Title: Sunrise on the Reaping (The Hunger Games #0.5)
Author: Suzanne Collins
Genre: Young Adult, Dystopian
Publisher: Scholastic Press
Publication Date: 2025
Format: Hardcover
Length: 387 pages
Read if you like: The Hunger Games trilogy, grey and black morality, sinister villains, deadly competition, heavy foreshadowing, dystopian universe
Rating:
The Hunger Games is a rare series where every book, including the prequels, is an absolute home run. I find it’s rare for a series to maintain significant momentum in every instalment, but Collins is a true talent, both in her ability to craft such a magnificently terrifying world and to deliver a constant rotation of emotional gut punches.
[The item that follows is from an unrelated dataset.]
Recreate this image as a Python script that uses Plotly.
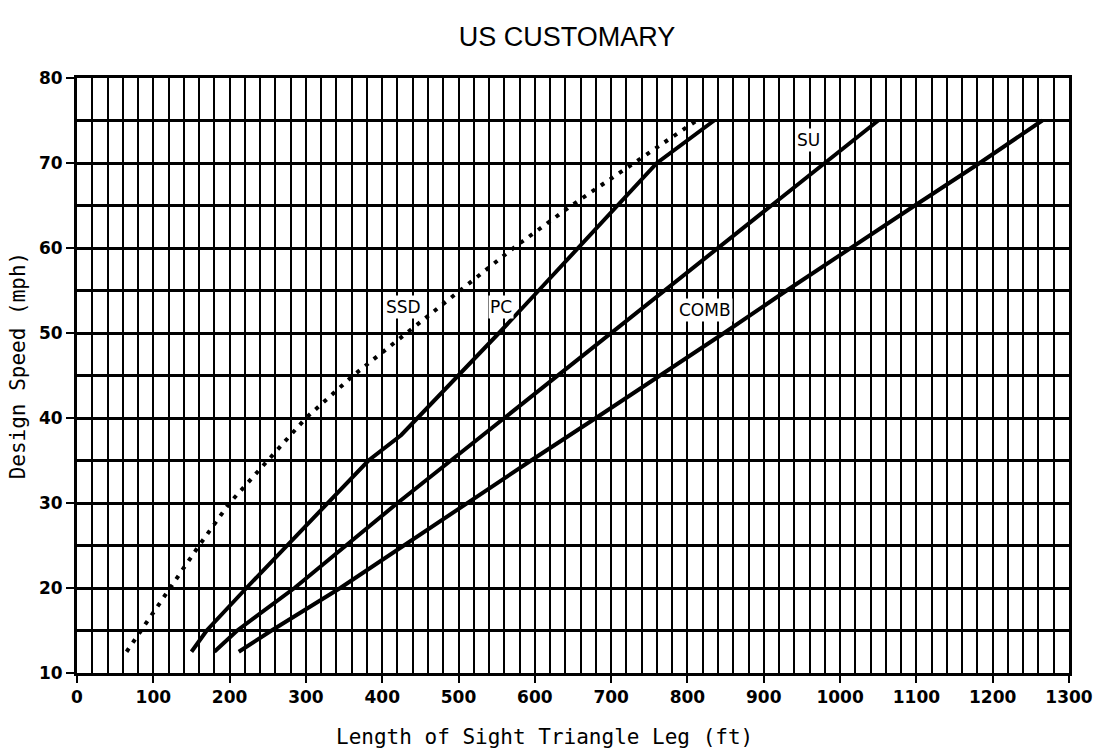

Sunrise on the Reaping is the second prequel in the series and, in my opinion, did significant justice for one of the most iconic characters in the books. Collins gives us a heart-wrenching look into what made Haymitch the bitter, twisted, drunk mentor he becomes, and by the time his story is finished unfolding, you feel emotionally raw for him with a deep sense of understanding for why he is the way he is.
I knew long before I picked this book up that I would love it and I was not disappointed. I’d read anything written about this universe, but this one hurt particularly bad in the best way.
The Book Synopsis: Sunrise on the Reaping by Suzanne Collins
As the day dawns on the fiftieth annual Hunger Games, fear grips the districts of Panem. This year, in honor of the Quarter Quell, twice as many tributes will be taken from their homes.
Back in District 12, Haymitch Abernathy is trying not to think too hard about his chances. All he cares about is making it through the day and being with the girl he loves.
When Haymitch’s name is called, he can feel all his dreams break. He’s torn from his family and his love, shuttled to the Capitol with the three other District 12 tributes: a young friend who’s nearly a sister to him, a compulsive oddsmaker, and the most stuck-up girl in town. As the Games begin, Haymitch understands he’s been set up to fail. But there’s something in him that wants to fight . . . and have that fight reverberate far beyond the deadly arena.
The Review
An unequivocal addition to The Hunger Games series, I feel like this book is going to haunt me for a long time.
Let me start with the character work in Sunrise on the Reaping, because it is utterly fantastic. We know Haymitch, and even when he’s unlikeable you’ve always had sympathy for him, but wow does that ever level up with this book. I loved the way that Collins demonstrated his rebel tendencies back to his games, something I didn’t anticipate but added so much more depth and context to the actions that we see from Haymitch later in the series. It wasn’t until I read this that I realized there hadn’t been a lot of context as to why Haymitch resorts to such dramatic measures in the original trilogy, you just assume that being a part of The Hunger Games is sufficient trauma to want to rebel. The depth of the agony that he experiences in this prequel leaves you without a shadow of a doubt as to why he would radicalize.
The actual event itself is no less terrifying than it was the first time you saw it unfold, as Collins still makes it feel equal parts new and horrifying. Watching the Games happen, even knowing some of the minute details, is as emotionally devastating as if you went into it completely blind. Instead, it felt like a cruel thing to be getting invested in characters that you know are fated for death given that in this Hunger Games, we know there is no hope. You want to cheer for Maysilee, you want Ampert to make it, you want the whole Newcomers group to stand some sort of chance, but instead, you see their defiance punished over and over again. We know how this ends and it’s tragic, but it doesn’t stop your hopes from building just to be dramatically crushed.
I’d be remiss if I didn’t also cover how well Collins can create a distinctly dystopian universe that also presents a direct commentary on past and present political structures in the real world. It’s what gives her work such power, what makes it feel so horrifyingly eerie. The entire novel is a commentary on the devastation that authoritarian rule has, particularly on those without power, and those who are weakest in the regime, but other observations also felt like creepy takes on current culture and the subtle ways that it can shift to something dramatically wrong. Authoritarianism and fascism don’t always come exclusively at the end of the barrel of a gun, at least not initially. There’s a fine line between influencing a narrative and controlling it, between promotion and propaganda, and watching the way the Captiol works to suppress dissent and enforce its mandate through more and more progressively aggressive means, while extreme, have notable parallels to regimes today. It’s stress-inducing, disconcerting, and incredibly important that people like Collins continue to draw attention to it.
This was an unbelievable prequel. I loved every second even if it totally broke my heart. I would genuinely read anything that Collins writes in this universe, this was an easy 5 stars for me.